Mortimer Jerome Adler (December 28, 1902 – June 28, 2001) was an American philosopher, educator, encyclopedist, and popular author. As a philosopher he worked within the Aristotelian and Thomistic traditions. He taught at Columbia University and the University of Chicago, served as chairman of the Encyclopædia Britannica board of editors, and founded the Institute for Philosophical Research.
He lived for long stretches in New York City, Chicago, San Francisco, and San Mateo, California.

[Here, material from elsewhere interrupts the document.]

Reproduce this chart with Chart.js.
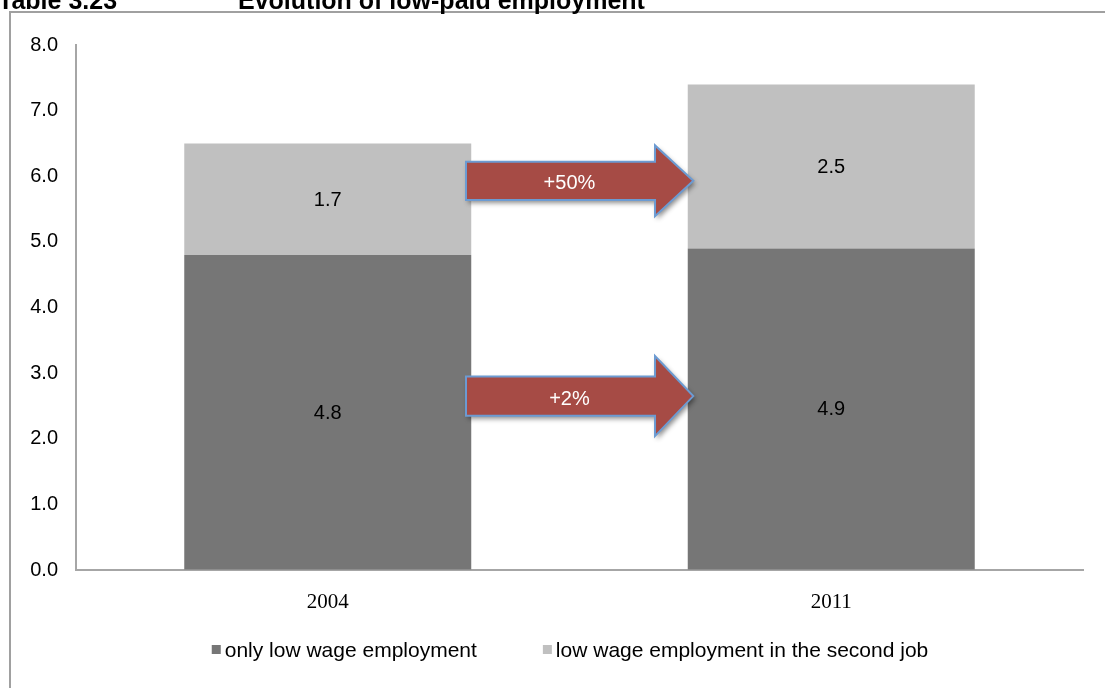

While doing newspaper work and taking night classes during his adolescence, Adler encountered works of men he would come to call heroes: Plato, Aristotle, Thomas Aquinas, John Locke, John Stuart Mill, and others, who "were assailed as irrelevant by student activists in the 1960s and subjected to 'politically correct' attack in later decades." His thought evolved toward the correction of what he considered "philosophical mistakes", as reflected in his 1985 book Ten Philosophical Mistakes: Basic Errors in Modern Thought. In Adler's view, these errors were introduced by Descartes on the continent and by Thomas Hobbes and David Hume in Britain, and were caused by a "culpable ignorance" about Aristotle by those who rejected the conclusions of dogmatic philosophy without acknowledging its sound classical premises. These modern errors were compounded and perpetuated by Kant and the idealists and existentialists on the one side, and by John Stuart Mill, Jeremy Bentham, and Bertrand Russell and the English analytic tradition on the other, according to Adler. He corrected these mistakes, at least to his own satisfaction, with reference to insights and distinctions drawn from the Aristotelian tradition.
Adler was born in Manhattan, New York City, on December 28, 1902, to Jewish immigrants from Germany: Clarissa (Manheim), a schoolteacher, and Ignatz Adler, a jewelry salesman. He dropped out of school at age 14 to become a copy boy for the New York Sun, with the ultimate aspiration of becoming a journalist.